By Michael S. Derby
(Reuters) — Americans are increasingly getting shot down when they seek out loans, new data from the New York Fed, released Monday, said.
The bank reported that in June, across a number of fronts, credit was the hardest to get in years, with fewer people seeking out loans, at least for now. The report’s findings were compiled as part of the New York Fed’s monthly Survey of Consumer Expectations, with respondents polled every four months about credit access issues.
The bank said that the overall rejection rate for credit applicants rose to its highest level since June 2018, and stood at 21.8%, from 17.3% in February. The bank noted the rise in the rejection rate “was broad-based across age groups and highest among those with credit scores below 680.”

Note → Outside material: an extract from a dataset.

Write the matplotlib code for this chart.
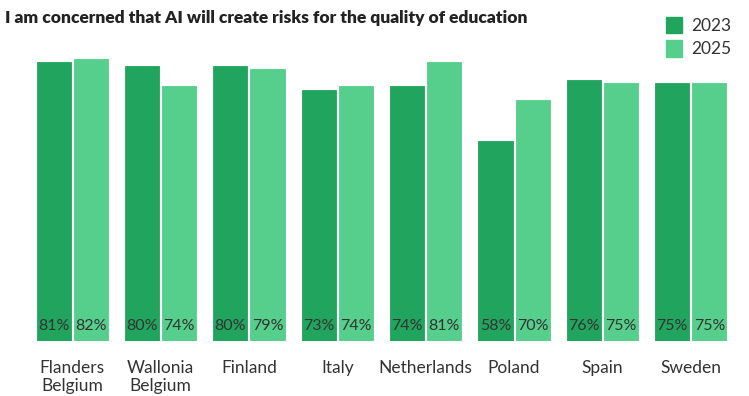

The survey also found that rejection rates for auto loans hit the highest level for a data series that goes back to 2013 and stood at 14.2%, from 9.1% in February. Rejection rates for credit cards, credit limit increases also gained ground. The rejection rate for mortgages stood at 13.2% in June from 10% in February, while the rejection rate for mortgage refinancing jumped to 20.8% last month, from 16.3% in the prior survey.
The survey found that what it called the average probability that a loan will be rejected «sharply» surged to record levels for auto loans, credit cards, credit limit increases and housing related credit.
The survey found a modest pullback in those seeking loans, to 40.3% of respondents in June—that’s the lowest level since October 2020--from February’s 40.9%. But it noted that respondents who plan to apply for credit over the next year ticked up a touch to 26.4% of respondents, from February’s 26.1%.